Sans cesser de voir clairement la place très modeste qui prennent mes travaux sur la scène scientifique internationale je puise une grande joie dans le fait que la Fondation Francqui a voulu les récompenser d’une si haute distinction.  Au moment d’exprimer cette joie j’éprouve le besoin de rendre hommage aux personnes qui m’ont permis d’acquérir ma formation : mes parents qui ont rendu mes études possibles, et mes maîtres qui les ont rendues fructueuses.  Parmi ces derniers je voudrais citer ici les Professeurs Lepage et Prigogine.  Je garde un souvenir reconnaissant des années passées à l’Université libre de Bruxelles, et de l’appui que m’a octroyé le Fonds National de la Recherche Scientifique.  Lorsque l’heure est venue pour moi d’acquérir une plus grande indépendance scientifique, c’est à l’étranger que je l’ai trouvée, d’abord à l’Institute for Advanced Study te Princeton, ensuite et surtout à l’Université d’Utrecht.  C’est pour moi un devoir élémentaire de rendre hommage à ces institutions qui m’ont offert des conditions et une atmosphère de travail vraiment exceptionnelles.

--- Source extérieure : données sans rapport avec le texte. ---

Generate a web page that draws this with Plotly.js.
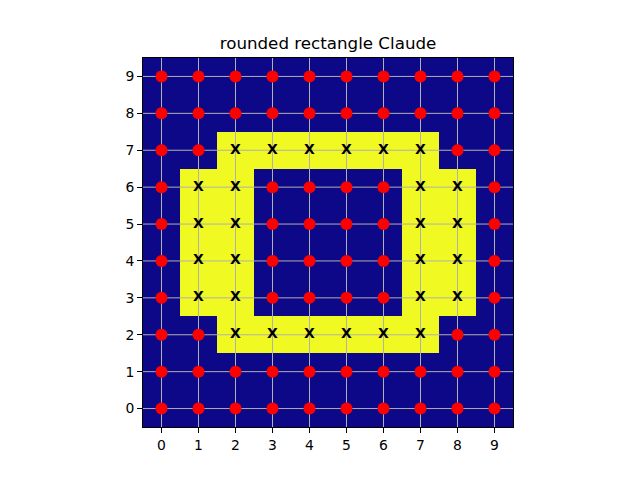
<!DOCTYPE html>
<html><head><meta charset="utf-8">
<script src="https://cdn.plot.ly/plotly-3.0.1.min.js"></script>
<style>html,body{margin:0;padding:0;background:#fff}#c{width:640px;height:480px}</style>
</head><body><div id="c"></div>
<script>
// grid values, row index = y (0 at bottom)
const xs = [0,1,2,3,4,5,6,7,8,9];
const ys = [0,1,2,3,4,5,6,7,8,9];
const grid = [
  [0,0,0,0,0,0,0,0,0,0],
  [0,0,0,0,0,0,0,0,0,0],
  [0,0,1,1,1,1,1,1,0,0],
  [0,1,1,0,0,0,0,1,1,0],
  [0,1,1,0,0,0,0,1,1,0],
  [0,1,1,0,0,0,0,1,1,0],
  [0,1,1,0,0,0,0,1,1,0],
  [0,0,1,1,1,1,1,1,0,0],
  [0,0,0,0,0,0,0,0,0,0],
  [0,0,0,0,0,0,0,0,0,0]
];
const tickLabels = ['0','1','2','3','4','5','6','7','8','9'];

const dotX=[],dotY=[],xX=[],xY=[];
ys.forEach((y,i)=>xs.forEach((x,j)=>{
  if(grid[i][j]) {xX.push(x);xY.push(y);} else {dotX.push(x);dotY.push(y);}
}));

const lo = -0.5, hi = 9.5;
// gridlines as a line trace, drawn between the image and the markers
const gX=[],gY=[];
xs.forEach(v=>{gX.push(v,v,null);gY.push(lo,hi,null);});
ys.forEach(v=>{gX.push(lo,hi,null);gY.push(v,v,null);});

const traces = [
  {type:'heatmap', x:xs, y:ys, z:grid, zmin:0, zmax:1,
   colorscale:[[0,'#0d0887'],[1,'#f0f921']], showscale:false, hoverinfo:'skip'},
  {type:'scatter', mode:'lines', x:gX, y:gY, line:{color:'#b0b0b0', width:1}, hoverinfo:'skip', cliponaxis:true},
  {type:'scatter', mode:'markers', x:dotX, y:dotY,
   marker:{color:'#ff0000', size:12, line:{width:0}}},
  {type:'scatter', mode:'text', x:xX, y:xY, text:xX.map(()=>'<b>X</b>'),
   textposition:'middle center',
   textfont:{family:'DejaVu Sans', size:14, color:'#000'}}
];

const axCommon = {
  tickmode:'array', ticks:'outside', ticklen:5, tickwidth:1, tickcolor:'#000',
  showgrid:false, zeroline:false, showline:true, linecolor:'#000', linewidth:1, mirror:true,
  tickfont:{family:'DejaVu Sans', size:13.9, color:'#000'}, fixedrange:true
};

const layout = {
  width:640, height:480,
  margin:{l:143, r:127, t:58, b:53},
  paper_bgcolor:'#fff', plot_bgcolor:'#fff',
  showlegend:false,
  title:{text:'rounded rectangle Claude', font:{family:'DejaVu Sans', size:16.7, color:'#000'},
         x:(143+513)/2/640, xanchor:'center', y:1-43/480, yanchor:'middle'},
  xaxis:Object.assign({}, axCommon, {range:[lo,hi], tickvals:xs, ticktext:tickLabels}),
  yaxis:Object.assign({}, axCommon, {range:[lo,hi], tickvals:ys, ticktext:tickLabels})
};

Plotly.newPlot('c', traces, layout, {displayModeBar:false, staticPlot:true});
</script></body></html>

Je n’ignore pas, Sire, qu’un tel départ pour l’étranger est inhabituel et discutable.  Mais la psychologie de l’homme de science a des exigences qui ne sont pas sans affecter parfois les fruits de ses travaux.  Je suis belge et fière de ma nationalité.  A notre époque de constants contacts internationaux, l’orientation peu tarditionnelle que j’ai donnée à ma carrière universitaire, en favorisant mes recherches, n’a pu que renforcer la contribution, si modeste soit-elle, que j’ai pu apporter au renom scientifique de la Belgique.  Spécialement pour moi, belge vivant et travaillant à l’étranger, l’octroi du Prix Francqui et la présence du Roi à la séance d’aujourd’hui constituent des honneurs insignes auxquels je suis particulièrement sensible.